Perhaps due to education publications’ funding by education reform organizations and by venture capitalists, the coverage of “education technology” in much education media tends to coincide with these investors’ policies and portfolios. The definition of “ed-tech” is therefore incredibly narrow, often focused on products rather than practices. And that skews the ways in which we talk about “ed-tech” – how we might consider its politics and its purposes, how we might think about its origins and its implications.

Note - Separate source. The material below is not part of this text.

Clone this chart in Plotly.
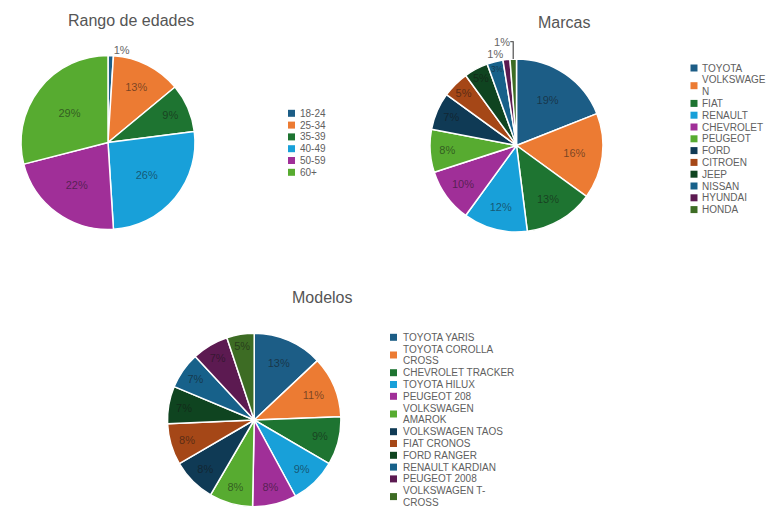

In her 1989 CBC Massey Lectures, the physicist Ursula Franklin offered a different definition of technology, one that I use in my own thinking and writing:
Technology is not the sum of the artifacts, of the wheels and gears, of the rails and electronic transmitters. Technology is a system. It entails far more than its individual material components. Technology involves organization, procedures, symbols, new words, equations, and, most of all, a mindset.
If we recognize technology as practices, we can more readily see the connections to social relations, Franklin argued. We can then think about technology not just in terms of the introduction of a particular tool, but in terms of how technology might support or shift pre-existing values. Cultural values. Political values. Institutional values.
To claim that a school shooting simulation isn’t “ed-tech” is remarkably unhelpful. It serves to bolster the ideological claims that technology is always bound up in “progress.” And importantly, this refusal to include certain technologies in “ed-tech” circumscribes much of the analysis one might undertake about systems, structures, histories.
What is the history of military teaching machines, for example? What role has the military played in developing education technology (particularly training simulations) that have made their way into classrooms? How might the military’s values – overtly and subtly – permeate ed-tech? How do those coincide and how do they conflict with the values of the public school system?
And what is the history of weapons used at school and of the machines used to detect and deter school violence? “Since the attack on Columbine High School in 1999, mitigating the damage of on-campus shootings has been an increasingly urgent priority,” The New York Times writes in that article about school shooting simulation software. “More than two-thirds of public schools nationwide practiced their response to a shooting in the 2013–14 academic year, according to the Department of Education; 10 years earlier, fewer than half of schools did so.”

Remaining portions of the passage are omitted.